-- AIM --
The data must be returned in full and exactly as given.

Records excerpted from a collection
· · · ·

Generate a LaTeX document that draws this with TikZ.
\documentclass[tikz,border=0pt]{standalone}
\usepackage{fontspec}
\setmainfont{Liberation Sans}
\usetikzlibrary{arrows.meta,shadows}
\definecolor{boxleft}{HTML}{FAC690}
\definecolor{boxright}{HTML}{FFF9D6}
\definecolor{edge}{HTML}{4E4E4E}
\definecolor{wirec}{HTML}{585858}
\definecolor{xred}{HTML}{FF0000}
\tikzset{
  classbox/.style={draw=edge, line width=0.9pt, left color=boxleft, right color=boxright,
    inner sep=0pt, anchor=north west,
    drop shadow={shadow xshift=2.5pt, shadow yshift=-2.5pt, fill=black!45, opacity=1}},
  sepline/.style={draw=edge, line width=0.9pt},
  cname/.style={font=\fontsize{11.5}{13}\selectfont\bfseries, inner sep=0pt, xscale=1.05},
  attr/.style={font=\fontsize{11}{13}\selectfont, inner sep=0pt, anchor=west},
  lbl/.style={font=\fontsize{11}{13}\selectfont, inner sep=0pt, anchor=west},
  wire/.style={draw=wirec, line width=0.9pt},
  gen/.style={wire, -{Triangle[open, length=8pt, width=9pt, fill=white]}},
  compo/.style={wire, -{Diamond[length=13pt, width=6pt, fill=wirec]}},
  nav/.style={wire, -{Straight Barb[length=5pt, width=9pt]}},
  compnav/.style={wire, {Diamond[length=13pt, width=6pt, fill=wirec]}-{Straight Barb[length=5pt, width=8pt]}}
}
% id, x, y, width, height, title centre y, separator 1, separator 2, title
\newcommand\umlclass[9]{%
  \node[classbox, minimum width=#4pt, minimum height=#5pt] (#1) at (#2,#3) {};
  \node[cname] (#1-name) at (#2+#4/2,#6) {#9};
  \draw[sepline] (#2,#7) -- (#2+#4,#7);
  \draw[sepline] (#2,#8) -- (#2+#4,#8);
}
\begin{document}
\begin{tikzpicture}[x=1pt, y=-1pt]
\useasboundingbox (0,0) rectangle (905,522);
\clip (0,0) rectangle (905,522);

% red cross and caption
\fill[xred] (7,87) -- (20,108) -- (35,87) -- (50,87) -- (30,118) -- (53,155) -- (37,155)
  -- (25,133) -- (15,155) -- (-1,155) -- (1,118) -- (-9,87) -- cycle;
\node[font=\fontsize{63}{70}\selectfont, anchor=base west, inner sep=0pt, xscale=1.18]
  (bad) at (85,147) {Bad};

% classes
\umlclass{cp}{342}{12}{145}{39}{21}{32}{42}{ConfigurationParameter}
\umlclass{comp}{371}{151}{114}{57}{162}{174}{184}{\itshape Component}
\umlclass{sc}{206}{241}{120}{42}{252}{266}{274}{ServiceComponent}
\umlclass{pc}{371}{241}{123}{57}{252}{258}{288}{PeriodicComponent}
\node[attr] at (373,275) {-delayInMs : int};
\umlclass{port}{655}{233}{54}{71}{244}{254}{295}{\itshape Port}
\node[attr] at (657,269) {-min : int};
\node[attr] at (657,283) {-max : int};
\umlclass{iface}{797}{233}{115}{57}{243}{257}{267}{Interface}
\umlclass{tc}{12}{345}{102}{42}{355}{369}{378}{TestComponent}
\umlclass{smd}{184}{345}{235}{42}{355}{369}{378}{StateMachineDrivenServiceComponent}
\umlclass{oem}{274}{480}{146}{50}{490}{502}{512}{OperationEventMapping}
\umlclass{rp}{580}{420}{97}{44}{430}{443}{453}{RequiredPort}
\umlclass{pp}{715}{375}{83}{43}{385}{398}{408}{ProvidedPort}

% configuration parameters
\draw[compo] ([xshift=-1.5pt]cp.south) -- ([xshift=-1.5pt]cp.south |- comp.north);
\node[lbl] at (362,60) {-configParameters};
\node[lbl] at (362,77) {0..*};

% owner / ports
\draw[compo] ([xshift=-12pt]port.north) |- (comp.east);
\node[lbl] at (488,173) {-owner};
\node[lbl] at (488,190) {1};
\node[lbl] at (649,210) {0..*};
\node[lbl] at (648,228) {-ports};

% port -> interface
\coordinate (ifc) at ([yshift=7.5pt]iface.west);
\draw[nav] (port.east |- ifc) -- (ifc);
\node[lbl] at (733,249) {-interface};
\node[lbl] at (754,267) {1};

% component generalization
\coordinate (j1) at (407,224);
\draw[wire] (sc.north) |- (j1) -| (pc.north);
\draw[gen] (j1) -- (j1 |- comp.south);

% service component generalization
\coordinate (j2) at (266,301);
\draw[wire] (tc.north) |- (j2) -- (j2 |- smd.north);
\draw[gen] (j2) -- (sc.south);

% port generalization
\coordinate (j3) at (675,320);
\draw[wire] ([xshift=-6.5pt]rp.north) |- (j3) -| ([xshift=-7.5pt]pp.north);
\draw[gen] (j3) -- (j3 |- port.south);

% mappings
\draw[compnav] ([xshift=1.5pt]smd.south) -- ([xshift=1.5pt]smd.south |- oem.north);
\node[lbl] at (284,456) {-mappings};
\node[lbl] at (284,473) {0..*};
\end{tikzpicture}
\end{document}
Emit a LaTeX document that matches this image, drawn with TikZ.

· · · ·

-- WORKED SOLUTION --
Generate a LaTeX document that draws this with TikZ.
\documentclass[tikz,border=0pt]{standalone}
\usepackage{fontspec}
\setmainfont{Liberation Sans}
\usetikzlibrary{arrows.meta,shadows}
\definecolor{boxleft}{HTML}{FAC690}
\definecolor{boxright}{HTML}{FFF9D6}
\definecolor{edge}{HTML}{4E4E4E}
\definecolor{wirec}{HTML}{585858}
\definecolor{xred}{HTML}{FF0000}
\tikzset{
  classbox/.style={draw=edge, line width=0.9pt, left color=boxleft, right color=boxright,
    inner sep=0pt, anchor=north west,
    drop shadow={shadow xshift=2.5pt, shadow yshift=-2.5pt, fill=black!45, opacity=1}},
  sepline/.style={draw=edge, line width=0.9pt},
  cname/.style={font=\fontsize{11.5}{13}\selectfont\bfseries, inner sep=0pt, xscale=1.05},
  attr/.style={font=\fontsize{11}{13}\selectfont, inner sep=0pt, anchor=west},
  lbl/.style={font=\fontsize{11}{13}\selectfont, inner sep=0pt, anchor=west},
  wire/.style={draw=wirec, line width=0.9pt},
  gen/.style={wire, -{Triangle[open, length=8pt, width=9pt, fill=white]}},
  compo/.style={wire, -{Diamond[length=13pt, width=6pt, fill=wirec]}},
  nav/.style={wire, -{Straight Barb[length=5pt, width=9pt]}},
  compnav/.style={wire, {Diamond[length=13pt, width=6pt, fill=wirec]}-{Straight Barb[length=5pt, width=8pt]}}
}
% id, x, y, width, height, title centre y, separator 1, separator 2, title
\newcommand\umlclass[9]{%
  \node[classbox, minimum width=#4pt, minimum height=#5pt] (#1) at (#2,#3) {};
  \node[cname] (#1-name) at (#2+#4/2,#6) {#9};
  \draw[sepline] (#2,#7) -- (#2+#4,#7);
  \draw[sepline] (#2,#8) -- (#2+#4,#8);
}
\begin{document}
\begin{tikzpicture}[x=1pt, y=-1pt]
\useasboundingbox (0,0) rectangle (905,522);
\clip (0,0) rectangle (905,522);

% red cross and caption
\fill[xred] (7,87) -- (20,108) -- (35,87) -- (50,87) -- (30,118) -- (53,155) -- (37,155)
  -- (25,133) -- (15,155) -- (-1,155) -- (1,118) -- (-9,87) -- cycle;
\node[font=\fontsize{63}{70}\selectfont, anchor=base west, inner sep=0pt, xscale=1.18]
  (bad) at (85,147) {Bad};

% classes
\umlclass{cp}{342}{12}{145}{39}{21}{32}{42}{ConfigurationParameter}
\umlclass{comp}{371}{151}{114}{57}{162}{174}{184}{\itshape Component}
\umlclass{sc}{206}{241}{120}{42}{252}{266}{274}{ServiceComponent}
\umlclass{pc}{371}{241}{123}{57}{252}{258}{288}{PeriodicComponent}
\node[attr] at (373,275) {-delayInMs : int};
\umlclass{port}{655}{233}{54}{71}{244}{254}{295}{\itshape Port}
\node[attr] at (657,269) {-min : int};
\node[attr] at (657,283) {-max : int};
\umlclass{iface}{797}{233}{115}{57}{243}{257}{267}{Interface}
\umlclass{tc}{12}{345}{102}{42}{355}{369}{378}{TestComponent}
\umlclass{smd}{184}{345}{235}{42}{355}{369}{378}{StateMachineDrivenServiceComponent}
\umlclass{oem}{274}{480}{146}{50}{490}{502}{512}{OperationEventMapping}
\umlclass{rp}{580}{420}{97}{44}{430}{443}{453}{RequiredPort}
\umlclass{pp}{715}{375}{83}{43}{385}{398}{408}{ProvidedPort}

% configuration parameters
\draw[compo] ([xshift=-1.5pt]cp.south) -- ([xshift=-1.5pt]cp.south |- comp.north);
\node[lbl] at (362,60) {-configParameters};
\node[lbl] at (362,77) {0..*};

% owner / ports
\draw[compo] ([xshift=-12pt]port.north) |- (comp.east);
\node[lbl] at (488,173) {-owner};
\node[lbl] at (488,190) {1};
\node[lbl] at (649,210) {0..*};
\node[lbl] at (648,228) {-ports};

% port -> interface
\coordinate (ifc) at ([yshift=7.5pt]iface.west);
\draw[nav] (port.east |- ifc) -- (ifc);
\node[lbl] at (733,249) {-interface};
\node[lbl] at (754,267) {1};

% component generalization
\coordinate (j1) at (407,224);
\draw[wire] (sc.north) |- (j1) -| (pc.north);
\draw[gen] (j1) -- (j1 |- comp.south);

% service component generalization
\coordinate (j2) at (266,301);
\draw[wire] (tc.north) |- (j2) -- (j2 |- smd.north);
\draw[gen] (j2) -- (sc.south);

% port generalization
\coordinate (j3) at (675,320);
\draw[wire] ([xshift=-6.5pt]rp.north) |- (j3) -| ([xshift=-7.5pt]pp.north);
\draw[gen] (j3) -- (j3 |- port.south);

% mappings
\draw[compnav] ([xshift=1.5pt]smd.south) -- ([xshift=1.5pt]smd.south |- oem.north);
\node[lbl] at (284,456) {-mappings};
\node[lbl] at (284,473) {0..*};
\end{tikzpicture}
\end{document}
Emit a LaTeX document that matches this image, drawn with TikZ.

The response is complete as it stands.